02/13/2020 12:37:12 PM

Feb13

Rabbi Jeffrey Myers

One of the ways that humans evolve over time is by accepting things that they might not have been comfortable with at a prior stage of life. Sometimes that acceptance is more of a resignation, a passive acknowledgement that it does not matter what your opinion might be, this is the way things are. Just because something is done one way does not make it right nor does it have to be acceptable.

H speech continues to spew out of our elected officials, most particularly from Washington DC, the ground zero of Krakatoan eruptions. While I do not think that any of us can point to a particular starting date when civil discourse became uncivilized, it grows in severity and frequency. Candidates attack each other with regularity, and we have become numb to their anesthesia of H.  A member or members of one political party speak H about the other party. What of civil discourse? How are we to teach our children kindness and respect when they see our leaders behave the opposite?

Most science fiction movies that present the author’s vision of the future are dystopic. They show us a world destroyed, people scrounging to survive, or they model a utopian society for those who merit that standard, with a dystopian society beyond the massively enforced city walls. What is unsettling to many people who watch these movies is how realistic they seem, and how the distance from our current reality to the movie’s supposed fiction is less of a distance than we are comfortable.

Mankind is capable of both, the dystopic and utopic futures. Each of us does have a role in that path through our daily interactions with fellow humans and animals. Those who are cruel to animals show the dystopian vision. Those who spew H speech and, even more grotesquely, those who act upon it, model a dystopic future. We can firmly reject that vision every moment of every day by the mitzvot we perform for others, the kind words that we share, the respect we model, all a condemnation of those who choose the wrong path.

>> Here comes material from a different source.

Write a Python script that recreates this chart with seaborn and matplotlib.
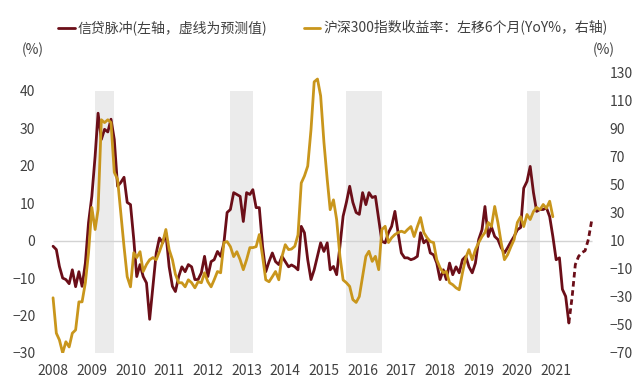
import matplotlib
matplotlib.use('Agg')
import matplotlib.pyplot as plt
import matplotlib.dates as mdates
import seaborn as sns
import pandas as pd

# 信贷脉冲 (左轴, %), 2008-01 起逐月
credit_impulse = [
    -1.5, -2.4, -6.9, -10.0, -10.4, -11.5, -7.8, -12.3, -8.3, -12.2, -6.0, 4.8,
    11.8, 22.5, 34.0, 27.0, 29.7, 29.0, 32.4, 27.0, 14.5, 15.5, 16.9, 10.2,
    9.6, 0.3, -9.6, -6.4, -9.6, -11.3, -21.0, -12.2, -3.3, 0.7, -0.6, 2.0,
    -7.0, -12.2, -13.6, -9.6, -7.0, -8.3, -6.4, -7.0, -10.4, -10.4, -8.6, -4.2,
    -9.6, -5.6, -5.1, -2.9, -4.2, -0.6, 7.5, 8.3, 12.8, 12.3, 11.8, 5.1,
    12.8, 12.3, 13.6, 8.8, 8.8, -1.6, -8.3, -5.6, -3.3, -5.6, -6.4, -4.2,
    -5.6, -7.0, -6.5, -7.0, -7.8, 3.8, 2.1, -5.1, -10.4, -7.8, -4.2, -0.6,
    -2.9, -0.6, -7.8, -6.9, -9.1, -1.5, 6.5, 10.2, 14.5, 10.2, 7.5, 7.0,
    12.8, 9.6, 12.8, 11.5, 11.8, 5.6, -0.2, -0.6, 2.1, 3.8, 7.8, 2.1,
    -3.3, -4.6, -4.6, -5.1, -4.8, -4.2, 2.1, -0.6, 0.3, -3.3, -3.8, -6.0,
    -10.4, -7.8, -10.4, -6.0, -9.1, -7.0, -8.6, -5.1, -4.2, -7.0, -8.6, -6.0,
    0.3, 2.9, 9.1, 1.1, 3.7, 1.1, 0.3, -1.9, -3.3, -1.9, -0.3, 1.1,
    2.9, 3.5, 14.0, 15.8, 19.8, 12.8, 7.8, 8.3, 8.3, 8.8, 6.4, 1.1,
    -5.1, -4.6, -13.0, -14.9, -22.0,
]
# 预测值 (虚线), 2021-05 起
credit_forecast = [-22.0, -15.0, -6.4, -4.2, -3.2, -2.7, 0.3, 5.1]

# 沪深300指数收益率: 左移6个月 (YoY%, 右轴), 2008-01 起
hs300_yoy = [
    -30.7, -55.9, -60.7, -70.0, -62.0, -65.7, -55.9, -53.6, -33.6, -33.6, -20.0, 1.4,
    33.6, 17.9, 32.0, 96.0, 94.0, 96.0, 94.0, 58.6, 53.6, 30.0, 5.7, -15.7,
    -22.9, 1.4, -2.1, 2.1, -12.0, -7.0, -3.6, -2.1, -3.6, 2.1, 8.6, 17.9,
    3.6, -3.6, -14.0, -20.0, -20.0, -22.9, -17.9, -20.0, -23.6, -19.3, -20.0, -12.9,
    -19.3, -22.9, -17.9, -12.0, -12.9, 8.6, 9.3, 5.7, -1.4, 2.1, -3.6, -10.7,
    -3.6, 5.0, 5.0, 5.7, 14.3, -1.4, -17.9, -19.3, -15.7, -12.0, -17.9, -1.4,
    7.1, 3.6, 4.0, 6.0, 14.0, 51.0, 56.0, 63.0, 89.0, 123.0, 125.0, 113.0,
    80.0, 53.6, 32.0, 39.0, 25.0, -1.2, -18.0, -20.0, -22.6, -32.0, -34.0, -29.8,
    -15.5, -1.2, 2.4, -4.8, -1.2, -10.7, 17.9, 20.2, 8.6, 12.0, 14.3, 15.7,
    16.7, 15.7, 17.9, 20.0, 12.9, 20.0, 26.4, 15.7, 12.0, 9.3, 8.6, -3.6,
    -9.3, -12.9, -12.0, -20.0, -21.4, -23.6, -25.0, -12.9, -2.1, 3.6, -3.6, 3.6,
    8.6, 12.9, 15.7, 22.9, 20.0, 34.3, 22.9, 8.6, -3.6, 0.0, 5.7, 10.7,
    22.9, 27.0, 20.0, 28.6, 25.0, 30.7, 33.6, 32.0, 35.7, 33.0, 38.0, 27.0,
]

years = list(range(2008, 2022))

# 阴影区间
shade_periods = [
    ('2009-02-01', '2009-08-01'),
    ('2012-08-01', '2013-03-01'),
    ('2015-08-01', '2016-07-01'),
    ('2020-04-01', '2020-08-01'),
]

label_credit = '信贷脉冲(左轴，虚线为预测值)'
label_hs300 = '沪深300指数收益率：左移6个月(YoY%，右轴)'

sns.set_style('white')
plt.rcParams['font.family'] = ['Noto Sans CJK SC', 'DejaVu Sans']

red = '#6B0E18'
gold = '#C9961C'
txt = '#404040'

df_credit = pd.DataFrame({'date': pd.date_range('2008-01-01', periods=len(credit_impulse), freq='MS'),
                          'value': credit_impulse})
df_fc = pd.DataFrame({'date': pd.date_range(df_credit['date'].iloc[-1], periods=len(credit_forecast), freq='MS'),
                      'value': credit_forecast})
df_hs = pd.DataFrame({'date': pd.date_range('2008-01-01', periods=len(hs300_yoy), freq='MS'),
                      'value': hs300_yoy})

fig = plt.figure(figsize=(6.4, 3.83), dpi=100)
ax = fig.add_axes([45 / 640, 1 - 353 / 383, 555 / 640, 281 / 383])
ax2 = ax.twinx()

ax.set_ylim(-30, 45)
ax2.set_ylim(-70, 130)

for s, e in shade_periods:
    ax.axvspan(pd.Timestamp(s), pd.Timestamp(e), ymin=0, ymax=70 / 75, color='#EBEBEB', lw=0, zorder=0)
ax.hlines(0, df_credit['date'].iloc[0], df_fc['date'].iloc[-1], color='#D3D3D3', lw=1, zorder=1)

sns.lineplot(data=df_credit, x='date', y='value', color=red, lw=2, ax=ax, label=label_credit, zorder=3)
sns.lineplot(data=df_fc, x='date', y='value', color=red, lw=2, ax=ax, zorder=3,
             linestyle=(0, (2, 1.3)))
sns.lineplot(data=df_hs, x='date', y='value', color=gold, lw=2, ax=ax2, label=label_hs300, zorder=3)

h1, l1 = ax.get_legend_handles_labels()
h2, l2 = ax2.get_legend_handles_labels()
ax.get_legend().remove()
ax2.get_legend().remove()
fig.legend(h1 + h2, l1 + l2, loc='center', bbox_to_anchor=(0.52, 1 - 28 / 383), ncol=2, frameon=False,
           fontsize=10, handlelength=1.2, handletextpad=0.2, columnspacing=2.6, labelcolor=txt)

ax.set_xlim(pd.Timestamp('2007-10-17'), pd.Timestamp('2022-02-19'))
ax.set_xticks([pd.Timestamp(f'{y}-01-01') for y in years])
ax.xaxis.set_major_formatter(mdates.DateFormatter('%Y'))
ax.set_yticks(range(-30, 41, 10))
ax2.set_yticks(range(-70, 131, 20))

for a in (ax, ax2):
    a.set_xlabel('')
    a.set_ylabel('')
    for sp in a.spines.values():
        sp.set_visible(False)
    a.tick_params(length=0, labelsize=10, colors=txt)
ax.tick_params(axis='y', pad=7)
ax.tick_params(axis='x', pad=8)
ax2.tick_params(axis='y', pad=7)

fig.text(33 / 640, 1 - 50 / 383, '(%)', ha='center', va='center', fontsize=10, color=txt)
fig.text(604 / 640, 1 - 50 / 383, '(%)', ha='center', va='center', fontsize=10, color=txt)

fig.savefig('out.png', dpi=100)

If you recall the cartoon image of the little red devil on your left shoulder and the little white angel on your right, they would regularly offer their opinion on choices before you. While God admits to Noah after the Flood that humanity’s inclination from youth is toward evil, that does not mean our doom. We can and must ignore that inclination, and regularly direct our lives towards a positive outcome. In a place where there is no mentsch, you must be the mentsch. Dystopia will never be the answer. H speech must be rejected. For those who celebrate Valentine’s Day, every day must be Valentine’s Day.